Catherine Shoard on utilising brownfield sites for building those new houses we ‘need’…
The government cannot allow Ebbsfleet to fail. The investment already committed is enormous. HS1, too, didn’t come cheap, and public feeling about its Midlands sister depends to some extent on its success.
Plus, Ebbsfleet isn’t just any old new garden city, it’s the first of three proposed. Whither Bicester (earmarked as number 2) if this one shrivels?
There is another reason, too. The project is a de facto poster child for a significant piece of policy brought in shortly after the election. This loosens planning controls and all but guarantees consent to develop any suitable brownfield sites for housing – including, where necessary, compulsory purchase orders.
Reaction at the time was positive. We need more houses, after all. But the easy ride is also a matter of rhetoric: endlessly invoked, rarely queried. Better brownfield than green, right? Obviously it’s preferable to raze wasteland than ravage undefiled countryside.
Well, obviously! Right?
No. Not so obviously. Supposedly Arcadian greenfield Britain includes intensively farmed prairies, fields of polytunnels and industrial forestry hospitable neither to walkers nor wildlife. Indeed, it’s the destruction of much of our countryside that has made so much brownfield invaluable. The lack of human and chemical intervention in these disused quarries and rubbish dumps, railway sidings and former factories, gives nature a fighting chance of survival.

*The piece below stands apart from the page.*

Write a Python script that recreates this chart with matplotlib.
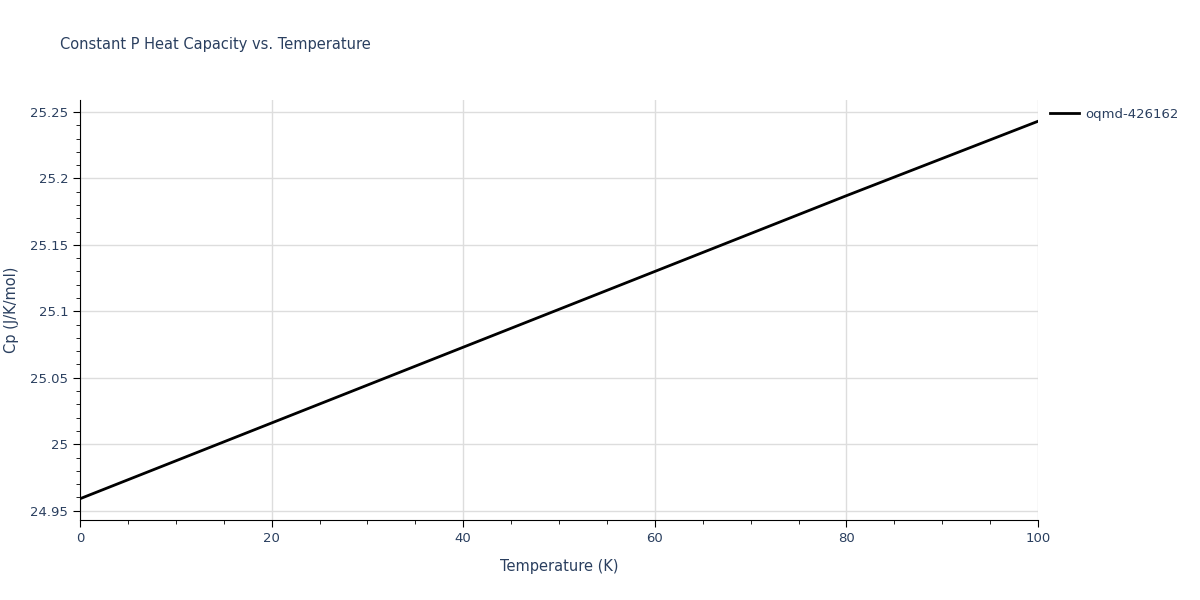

Yet even before this summer, such territory was vulnerable. In 2013, research found that over 50% of wildlife-rich brownfield in the Thames Gateway has been lost, damaged or is under threat. The fallout from the new ruling will push that figure far higher.
So we should raze all our green belt and agricultural land to build homes for our swelling population instead?
This is the politics of the madhouse.